Optimizing the architecture of a tensorflow Deep Learning model

Google Colab Notebook: Deep Learning

As preliminary step the following code can be used to generate a synthetic dataset.

from sklearn.datasets import make_regression
from sklearn.preprocessing import StandardScaler
from sklearn.model_selection import train_test_split
import numpy as np

scaler_x = StandardScaler()
scaler_y = StandardScaler()

x, y = make_regression(n_samples=1000, n_features=24)

xs_train, xs_val, ys_train, ys_val = train_test_split(
    x, y, test_size=0.33, random_state=42)

xs_train = scaler_x.fit_transform(xs_train)
ys_train = scaler_y.fit_transform(ys_train)
xs_val = scaler_x.transform(xs_val)
ys_val = scaler_y.transform(ys_val)

x_train = np.reshape(xs_train, (xs_train.shape[0], xs_train.shape[1], 1))
y_train = np.reshape(ys_train, (ys_train.shape[0], 1))
x_val = np.reshape(xs_val, (xs_val.shape[0], xs_val.shape[1], 1))
y_val = np.reshape(ys_val, (ys_val.shape[0], 1))

Firstly, the required libraries must be imported. In this case, the Domain, Solution and the RS metaheuristic are imported from the metagen framework. The RandomForestClassifier is imported from the scikit-learn library.

from metagen.framework import Domain, Solution
from metagen.heuristics import RandomSearch
import tensorflow as tf

Next, the domain definition is created. The domain definition is used to define the search space of the hyperparameters. In this case, the hyperparameters are the learning_rate, ema, arch and layer of the neural network.

The define_real method is used to define the real hyperparameters, while the define_categorical method is used to define the categorical hyperparameters.

The define_dynamic_structure method is used to define the dynamic structure of the neural network.

The define_group method is used to define the group of hyperparameters, while the define_integer_in_group, define_categorical_in_group and define_real_in_group methods are used to define the hyperparameters inside the group.

Finally, the set_structure_to_variable method is used to link the arch variable to the definition of a layer. This will yield a architecture of from two to ten layers with a concrete set of neurons, activation function amd dropout for each potential Solution.

nn_domain = Domain()
nn_domain.define_real("learning_rate", 0.0, 0.000001)
nn_domain.define_categorical("ema", [True, False])
nn_domain.define_dynamic_structure("arch", 2, 10)
nn_domain.define_group("layer")
nn_domain.define_integer_in_group("layer", "neurons", 25, 300)
nn_domain.define_categorical_in_group("layer", "activation", ["relu", "sigmoid", "softmax", "tanh"])
nn_domain.define_real_in_group("layer", "dropout", 0.0, 0.45)
nn_domain.set_structure_to_variable("arch", "layer")
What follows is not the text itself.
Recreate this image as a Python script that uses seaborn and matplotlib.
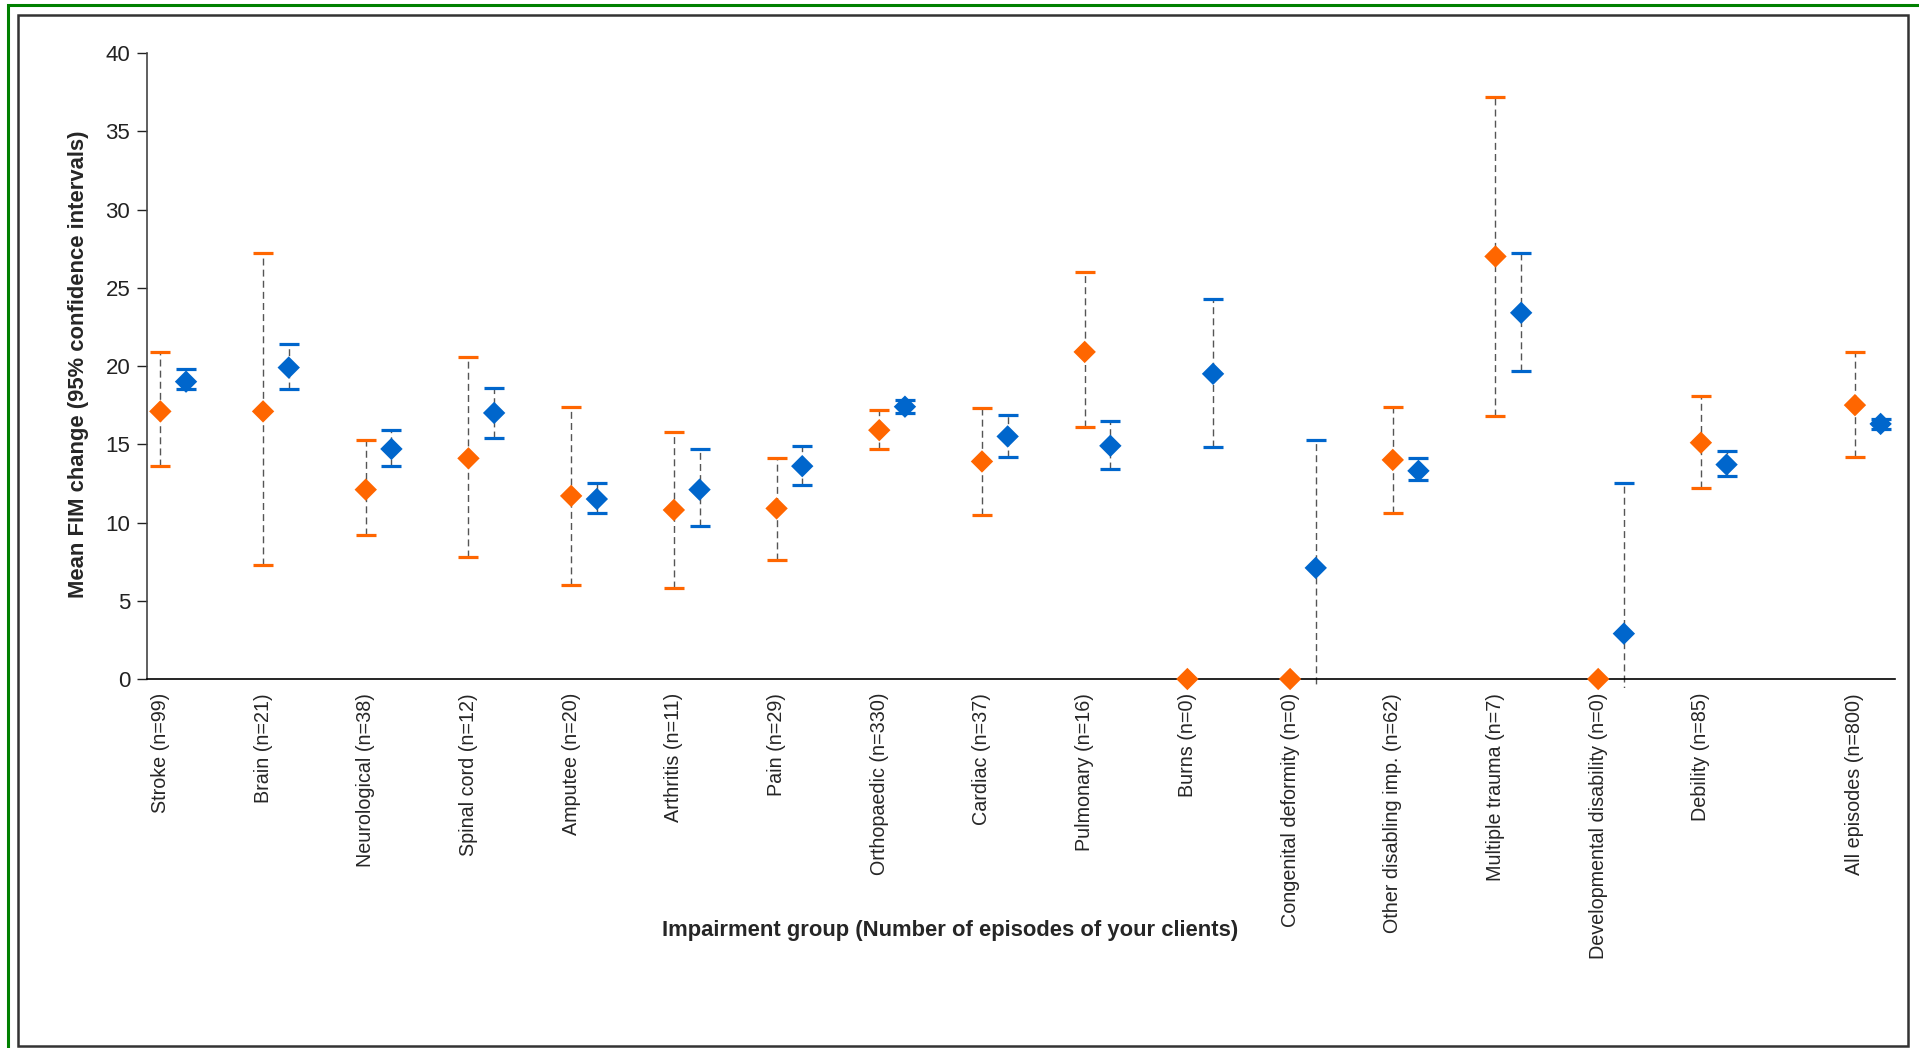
import numpy as np
import pandas as pd
import matplotlib
matplotlib.use('Agg')
import matplotlib.pyplot as plt
import seaborn as sns
from matplotlib.patches import Rectangle

groups = ['Stroke (n=99)', 'Brain (n=21)', 'Neurological (n=38)', 'Spinal cord (n=12)',
          'Amputee (n=20)', 'Arthritis (n=11)', 'Pain (n=29)', 'Orthopaedic (n=330)',
          'Cardiac (n=37)', 'Pulmonary (n=16)', 'Burns (n=0)', 'Congenital deformity (n=0)',
          'Other disabling imp. (n=62)', 'Multiple trauma (n=7)',
          'Developmental disability (n=0)', 'Debility (n=85)', 'All episodes (n=800)']

# your clients (orange)
own_mean = [17.1, 17.1, 12.1, 14.1, 11.7, 10.8, 10.9, 15.9, 13.9, 20.9, 0.0, 0.0, 14.0, 27.0, 0.0, 15.1, 17.5]
own_low = [13.6, 7.3, 9.2, 7.8, 6.0, 5.8, 7.6, 14.7, 10.5, 16.1, np.nan, np.nan, 10.6, 16.8, np.nan, 12.2, 14.2]
own_high = [20.9, 27.2, 15.3, 20.6, 17.4, 15.8, 14.1, 17.2, 17.3, 26.0, np.nan, np.nan, 17.4, 37.2, np.nan, 18.1, 20.9]

# all clients (blue)
all_mean = [19.0, 19.9, 14.7, 17.0, 11.5, 12.1, 13.6, 17.4, 15.5, 14.9, 19.5, 7.1, 13.3, 23.4, 2.9, 13.7, 16.3]
all_low = [18.5, 18.5, 13.6, 15.4, 10.6, 9.8, 12.4, 17.0, 14.2, 13.4, 14.8, -1.0, 12.7, 19.7, -6.6, 13.0, 16.0]
all_high = [19.8, 21.4, 15.9, 18.6, 12.5, 14.7, 14.9, 17.8, 16.9, 16.5, 24.3, 15.3, 14.1, 27.2, 12.5, 14.6, 16.6]

series = ['Your clients', 'All clients']
colors = {'Your clients': '#FF6600', 'All clients': '#0066CC'}

pos = np.arange(len(groups), dtype=float)
pos[-1] += 0.5  # gap before the "All episodes" group
offset = {'Your clients': 0.0, 'All clients': 0.25}

df = pd.concat([
    pd.DataFrame({'group': groups, 'series': s, 'mean': m, 'low': lo, 'high': hi})
    for s, m, lo, hi in [('Your clients', own_mean, own_low, own_high),
                         ('All clients', all_mean, all_low, all_high)]
], ignore_index=True)
df['x'] = np.tile(pos, 2) + df['series'].map(offset)

sns.set_theme(style='white')
plt.rcParams['font.family'] = ['Liberation Sans', 'DejaVu Sans']

W, H = 1919, 1048
fig = plt.figure(figsize=(W / 100, H / 100), dpi=100)
ax = fig.add_axes([147 / W, 1 - 688.4 / H, 1748 / W, 635.4 / H])

# dashed CI lines
ax.vlines(df['x'], df['low'], df['high'], colors='#555555', linewidths=1.0,
          linestyles=(0, (5, 3)), zorder=1)
# coloured caps
for s in series:
    d = df[df.series == s]
    ax.plot(d['x'], d['low'], ls='none', marker='_', ms=14.5, mew=2.3, color=colors[s], zorder=2)
    ax.plot(d['x'], d['high'], ls='none', marker='_', ms=14.5, mew=2.3, color=colors[s], zorder=2)

sns.scatterplot(data=df, x='x', y='mean', hue='series', palette=colors, marker='D',
                s=130, linewidth=0, legend=False, ax=ax, zorder=3, clip_on=False)

# spines first: moving a spine resets the ticks
sns.despine(ax=ax)
ax.spines['bottom'].set_position(('data', 0))
ax.spines['bottom'].set_color('black')
ax.spines['bottom'].set_linewidth(1.2)
ax.spines['left'].set_bounds(0, 40)
ax.spines['left'].set_color('#444444')
ax.spines['left'].set_linewidth(1.2)

ax.set_xlim(-0.13, 16.89)
ax.set_ylim(-0.6, 40)
ax.set_yticks(range(0, 41, 5))
ax.set_xticks(pos)
ax.set_xticklabels(groups, rotation=90, fontsize=14.2, va='top', ha='center')
ax.tick_params(axis='y', labelsize=16, length=7, width=1, colors='#222222', pad=5, left=True)
ax.tick_params(axis='x', length=0, pad=10)

ax.set_xlabel('Impairment group (Number of episodes of your clients)', fontsize=15.8, fontweight='bold')
ax.xaxis.set_label_coords((950 - 147) / 1748, (688.4 - 920) / 635.4)
ax.set_ylabel('Mean FIM change (95% confidence intervals)', fontsize=15.8, fontweight='bold')
ax.yaxis.set_label_coords((89 - 147) / 1748, 0.51)

# frames around the chart
fig.patches.append(Rectangle((8 / W, -0.01), 1.02, 1 - 5 / H + 0.01, transform=fig.transFigure,
                             fill=False, edgecolor='#008000', linewidth=2.2))
fig.patches.append(Rectangle((18 / W, 1 - 1046 / H), (1908 - 18) / W, (1046 - 15) / H,
                             transform=fig.transFigure, fill=False, edgecolor='#333333',
                             linewidth=1.8))

fig.savefig('out.png', dpi=100)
Now, the fitness function is defined. It is used to evaluate every potential solution. In this case, the neural network is build considering the solution which encodes the hyperparameters. Secondly, the model is trained on the training set and evaluated on the validation set, returning the validation MAPE.

def build_neural_network(solution: Solution) -> tf.keras.Sequential():
    model = tf.keras.Sequential()

    for i, layer in enumerate(solution["arch"]):
        neurons = layer["neurons"]
        activation = layer["activation"]
        dropout = layer["dropout"]
        rs = True
        if i == len(solution["arch"]):
            rs = False
        model.add(tf.keras.layers.LSTM(neurons, activation=activation, return_sequences=rs))
        model.add(tf.keras.layers.Dropout(dropout))
    model.add(tf.keras.layers.Dense(1))
    # Model compilation
    learning_rate = solution["learning_rate"]
    ema = solution["ema"].value
    model.compile(optimizer=tf.keras.optimizers.Adam(learning_rate=learning_rate, use_ema=ema),
                loss="mean_squared_error", metrics=[tf.keras.metrics.MAPE])
    return model

def nn_fitness(solution: Solution) -> float:
    model = build_neural_network(solution)
    model.fit(x_train, y_train, epochs=10, batch_size=1024)
    mape = model.evaluate(x_val, y_val)[1]
    return mape

Finally, a metaheuristic is used to find the best hyperparameters. In this case, the RS metaheuristic is used to randomly sample the search space and evaluate the fitness function.

best_solution: Solution = RandomSearch(nn_domain, nn_fitness).run()

Every metaheuristic receives the Domain definition and the fitness function at least. The instances contains the run function which executes the algorithm and always returns a the best Solution.